We arrive at a spot where JA has tagged the dealer's name on a wall in his territory. The three writers buy a vial of crack and a vial of angel dust and combine them ("spacebase") in a hollowed-out Phillies blunt. JD tells me that "certain drugs will enhance your bombing," citing dust for courage and strength ("bionics"). They've also bombed on mescaline, Valium, marijuana, crack and malt liquor. SET tells a story of climbing highway poles with a spray can at 6 a.m., "all Xanaxed out."

While JD is preparing the blunt, JA walks across the street with a spray can and throws up all three of their tags in 4-foot-high bubbled, connected letters. In the corner, he writes my name.

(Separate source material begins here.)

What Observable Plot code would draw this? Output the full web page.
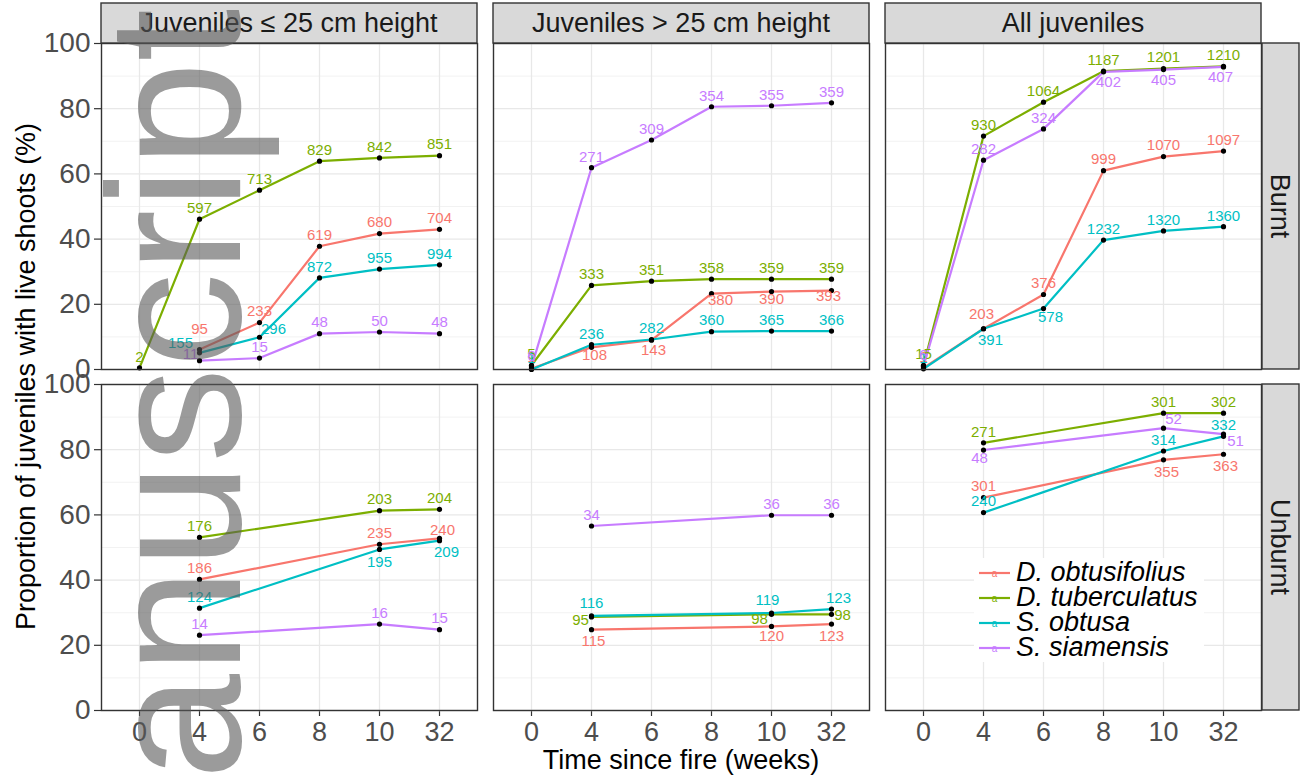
<!DOCTYPE html>
<html>
<head>
<meta charset="utf-8">
<script src="https://cdn.jsdelivr.net/npm/d3@7"></script>
<script src="https://cdn.jsdelivr.net/npm/@observablehq/plot@0.6"></script>
<style>
  html, body { margin: 0; padding: 0; background: #fff; }
  #wrap { position: relative; width: 1306px; height: 778px; overflow: hidden; font-family: "Liberation Sans", Arial, sans-serif; }
  #wrap svg.chart [aria-label^="y-axis"] text { font-size: 28px; fill: #4d4d4d; }
  #wrap svg.chart [aria-label^="x-axis"] text { font-size: 27px; fill: #4d4d4d; }
  #wrap svg.chart [aria-label^="y-axis"] path, #wrap svg.chart [aria-label^="y-axis"] line,
  #wrap svg.chart [aria-label^="x-axis"] path, #wrap svg.chart [aria-label^="x-axis"] line { stroke: #333; stroke-width: 1.2px; }
  #legend { position: absolute; left: 974px; top: 558px; background: #fff; padding: 2px 6px 2px 2px; }
  #legend .row { display: flex; align-items: center; height: 25px; }
  #legend .lab { font-style: italic; font-size: 27px; color: #000; line-height: 25px; margin-left: 4px; white-space: nowrap; }
  #wm { position: absolute; left: 0; top: 0; pointer-events: none; }
</style>
</head>
<body>
<div id="wrap"></div>
<script>
// ---------------- data ----------------
const weeks = ["0", "4", "6", "8", "10", "32"];
const species = ["D. obtusifolius", "D. tuberculatus", "S. obtusa", "S. siamensis"];
const speciesColors = ["#F8766D", "#7CAE00", "#00BFC4", "#C77CFF"];
const sizeClasses = ["Juveniles ≤ 25 cm height", "Juveniles > 25 cm height", "All juveniles"];
const treatments = ["Burnt", "Unburnt"];
const yMajorTicks = [0, 20, 40, 60, 80, 100];
const yMinorTicks = [10, 30, 50, 70, 90];

// % of juveniles with live shoots; rows = species, columns = weeks (null = not recorded)
const burntSmallPct = [
  [null, 6.1, 14.4, 37.8, 41.7, 43.0],
  [0.5, 46.1, 55.0, 63.9, 64.9, 65.6],
  [null, 5.1, 9.9, 28.1, 30.8, 32.1],
  [null, 2.7, 3.5, 11.0, 11.5, 11.0]
];
const burntSmallN = [
  [null, 95, 233, 619, 680, 704],
  [2, 597, 713, 829, 842, 851],
  [null, 155, 296, 872, 955, 994],
  [null, 11, 15, 48, 50, 48]
];
const burntTallPct = [
  [0.3, 6.8, 9.0, 23.3, 23.9, 24.2],
  [1.3, 25.8, 27.1, 27.7, 27.7, 27.7],
  [0.0, 7.6, 9.2, 11.6, 11.8, 11.8],
  [0.8, 61.9, 70.4, 80.6, 80.9, 81.8]
];
const burntTallN = [
  [1, 108, 143, 380, 390, 393],
  [5, 333, 351, 358, 359, 359],
  [1, 236, 282, 360, 365, 366],
  [6, 271, 309, 354, 355, 359]
];
const burntAllPct = [
  [0.5, 12.5, 23.0, 61.0, 65.3, 67.0],
  [1.3, 71.6, 82.0, 91.5, 92.3, 93.0],
  [0.2, 12.5, 18.7, 39.7, 42.5, 43.8],
  [1.0, 64.2, 73.8, 91.3, 92.0, 92.8]
];
const burntAllN = [
  [1, 203, 376, 999, 1070, 1097],
  [15, 930, 1064, 1187, 1201, 1210],
  [1, 391, 578, 1232, 1320, 1360],
  [6, 282, 324, 402, 405, 407]
];
const unburntSmallPct = [
  [null, 40.2, null, null, 51.0, 52.8],
  [null, 53.1, null, null, 61.3, 61.7],
  [null, 31.4, null, null, 49.4, 52.1],
  [null, 23.1, null, null, 26.5, 24.8]
];
const unburntSmallN = [
  [null, 186, null, null, 235, 240],
  [null, 176, null, null, 203, 204],
  [null, 124, null, null, 195, 209],
  [null, 14, null, null, 16, 15]
];
const unburntTallPct = [
  [null, 24.8, null, null, 25.8, 26.5],
  [null, 28.7, null, null, 29.5, 29.5],
  [null, 29.0, null, null, 29.9, 31.1],
  [null, 56.6, null, null, 59.9, 59.9]
];
const unburntTallN = [
  [null, 115, null, null, 120, 123],
  [null, 95, null, null, 98, 98],
  [null, 116, null, null, 119, 123],
  [null, 34, null, null, 36, 36]
];
const unburntAllPct = [
  [null, 65.3, null, null, 76.9, 78.6],
  [null, 82.1, null, null, 91.2, 91.2],
  [null, 60.7, null, null, 79.6, 84.1],
  [null, 79.9, null, null, 86.6, 84.8]
];
const unburntAllN = [
  [null, 301, null, null, 355, 363],
  [null, 271, null, null, 301, 302],
  [null, 240, null, null, 314, 332],
  [null, 48, null, null, 52, 51]
];

// ---------------- label placement (style) ----------------
const defaultNudge = [0, -11];
const labelNudge = {
  "0|2|4": [-19, -10], "0|3|4": [-9, -7], "0|0|4": [0, -20], "0|2|6": [14, -8],
  "1|0|4": [3, 8], "1|0|6": [2, 10], "1|0|8": [9, 7], "1|0|10": [0, 8], "1|0|32": [-3, 6],
  "2|0|4": [-2, -15], "2|2|4": [7, 11], "2|2|6": [7, 9], "2|3|8": [5, 10], "2|3|10": [0, 11], "2|3|32": [-3, 10],
  "3|2|10": [0, 13], "3|2|32": [7, 12], "3|0|32": [3, -8],
  "4|1|4": [-11, 3], "4|1|10": [-12, 5], "4|1|32": [11, 1], "4|0|4": [2, 12], "4|0|10": [0, 10], "4|0|32": [0, 12],
  "4|2|4": [0, -13], "4|2|10": [-4, -13], "4|2|32": [7, -11],
  "5|3|4": [-4, 8], "5|3|10": [10, -9], "5|3|32": [12, 7], "5|0|10": [3, 12], "5|0|32": [2, 12]
};

// ---------------- build table ----------------
const panelPct = [burntSmallPct, burntTallPct, burntAllPct, unburntSmallPct, unburntTallPct, unburntAllPct];
const panelN = [burntSmallN, burntTallN, burntAllN, unburntSmallN, unburntTallN, unburntAllN];
const rows = [];
panelPct.forEach((table, p) => {
  const size = sizeClasses[p % 3];
  const treat = treatments[Math.floor(p / 3)];
  table.forEach((vals, s) => vals.forEach((v, w) => {
    if (v == null) return;
    rows.push({ p, s, size, treat, species: species[s], week: weeks[w], pct: v, n: panelN[p][s][w] });
  }));
});

const nudgeOf = d => labelNudge[`${d.p}|${d.s}|${d.week}`] || defaultNudge;
const groups = d3.group(rows, d => nudgeOf(d).join(","));
const textMarks = Array.from(groups, ([k, arr]) => {
  const [dx, dy] = k.split(",").map(Number);
  return Plot.text(arr, {
    x: "week", y: "pct", fx: "size", fy: "treat",
    text: d => String(d.n), fill: "species", dx, dy, fontSize: 15
  });
});

const W = 1306, H = 778;
const mLeft = 101, mRight = 45, mTop = 43, mBottom = 68;

const plot = Plot.plot({
  width: W, height: H,
  marginLeft: mLeft, marginRight: mRight, marginTop: mTop, marginBottom: mBottom,
  style: { fontFamily: "'Liberation Sans', Arial, sans-serif", background: "white", overflow: "visible" },
  fx: { domain: sizeClasses, axis: null, paddingInner: 16 / 392, paddingOuter: 0, round: false },
  fy: { domain: treatments, axis: null, paddingInner: 15 / 341, paddingOuter: 0, round: false },
  x: { type: "point", domain: weeks, padding: 0.6, label: null, tickSize: 6, tickPadding: 5 },
  y: { domain: [0, 100], ticks: yMajorTicks, label: null, tickSize: 7, tickPadding: 4 },
  color: { domain: species, range: speciesColors },
  marks: [
    Plot.ruleY(yMinorTicks, { stroke: "#ececec", strokeWidth: 0.7 }),
    Plot.ruleY(yMajorTicks, { stroke: "#e8e8e8", strokeWidth: 1.3 }),
    Plot.ruleX(weeks, { stroke: "#e8e8e8", strokeWidth: 1.3 }),
    Plot.line(rows, { x: "week", y: "pct", z: "species", stroke: "species", fx: "size", fy: "treat", strokeWidth: 2.2 }),
    Plot.dot(rows, { x: "week", y: "pct", fx: "size", fy: "treat", fill: "black", r: 2.6 }),
    ...textMarks,
    Plot.frame({ stroke: "#333", strokeWidth: 1.4 })
  ]
});
plot.classList.add("chart");
const wrap = document.getElementById("wrap");
wrap.appendChild(plot);

// ---------------- strips & axis titles (from the facet scales) ----------------
function bandFrom(desc) {
  return d3.scaleBand(desc.domain, desc.range)
    .paddingInner(desc.paddingInner ?? 0).paddingOuter(desc.paddingOuter ?? 0).align(desc.align ?? 0.5);
}
const fxB = bandFrom(plot.scale("fx"));
const fyB = bandFrom(plot.scale("fy"));
const svg = d3.select(plot);
const stripG = svg.append("g").attr("class", "strips");
const stripTop = 3;
sizeClasses.forEach(c => {
  const x0 = fxB(c), bw = fxB.bandwidth();
  stripG.append("rect").attr("x", x0).attr("y", stripTop).attr("width", bw).attr("height", mTop - stripTop)
    .attr("fill", "#d9d9d9").attr("stroke", "#333").attr("stroke-width", 1.4);
  stripG.append("text").attr("x", x0 + bw / 2).attr("y", (stripTop + mTop) / 2).attr("dy", "0.35em")
    .attr("text-anchor", "middle").attr("font-size", 27).attr("fill", "#1a1a1a").text(c);
});
const stripX0 = W - mRight + 1, stripX1 = W - 7;
treatments.forEach(t => {
  const y0 = fyB(t), bh = fyB.bandwidth();
  stripG.append("rect").attr("x", stripX0).attr("y", y0).attr("width", stripX1 - stripX0).attr("height", bh)
    .attr("fill", "#d9d9d9").attr("stroke", "#333").attr("stroke-width", 1.4);
  stripG.append("text").attr("transform", `translate(${(stripX0 + stripX1) / 2},${y0 + bh / 2}) rotate(90)`)
    .attr("dy", "0.35em").attr("text-anchor", "middle").attr("font-size", 27).attr("fill", "#1a1a1a").text(t);
});
const fyRange = plot.scale("fy").range;
svg.append("text").attr("transform", `translate(34.5,${(fyRange[0] + fyRange[1]) / 2}) rotate(-90)`)
  .attr("text-anchor", "middle").attr("font-size", 27).attr("fill", "#000")
  .text("Proportion of juveniles with live shoots (%)");
const fxRange = plot.scale("fx").range;
svg.append("text").attr("x", (fxRange[0] + fxRange[1]) / 2).attr("y", 769)
  .attr("text-anchor", "middle").attr("font-size", 27).attr("fill", "#000")
  .text("Time since fire (weeks)");

// ---------------- legend ----------------
const legend = document.createElement("div");
legend.id = "legend";
species.forEach((sp, i) => {
  const row = document.createElement("div");
  row.className = "row";
  row.innerHTML = `<svg width="36" height="25"><line x1="3" x2="34" y1="13" y2="13" stroke="${speciesColors[i]}" stroke-width="2.2"/>` +
    `<text x="18.5" y="16.5" text-anchor="middle" font-size="10" fill="${speciesColors[i]}" font-family="Liberation Sans, Arial">a</text></svg>` +
    `<span class="lab">${sp}</span>`;
  legend.appendChild(row);
});
wrap.appendChild(legend);

// ---------------- watermark ----------------
const wm = d3.select(wrap).append("svg").attr("id", "wm").attr("width", W).attr("height", H);
wm.append("text").attr("transform", "translate(240,938) rotate(-90)")
  .attr("font-family", "Liberation Sans, Arial, sans-serif").attr("font-size", 190)
  .attr("fill", "rgb(88,88,88)").attr("fill-opacity", 0.6).text("Manuscript");
</script>
</body>
</html>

We then drive to a waterfront area at the edge of the city -- a deserted site with warehouses, railroad tracks and patches of urban wilderness dotted with high-rise billboards. All three writers are now high, and we sit on a curb outside the car smoking cigarettes. From a distance we can see a group of men milling around a parked car near a loading dock that we have to pass. This provokes 30 minutes of obsessive speculation, a stoned stakeout with play by play:

"Dude, they're writers," says SET. "Let's go down and check them out," says JD. "Wait, let's see what they write," says JA. "Yo -- they're going into the trunk," says SET. "Cans, dude, they're going for their cans. Dude, they're writers. "There could be beef, possible beef," says JA. "Can we confirm cans, do we see cans?" SET wants to know. Yes, they do have cans," SET answers for himself. "There are cans. They are writers." It turns out that the men are thieves, part of a group robbing a nearby truck. In a few moments guards appear with flashlights and at least one drawn gun. The thieves scatter as guard dogs fan out around the area, barking crazily.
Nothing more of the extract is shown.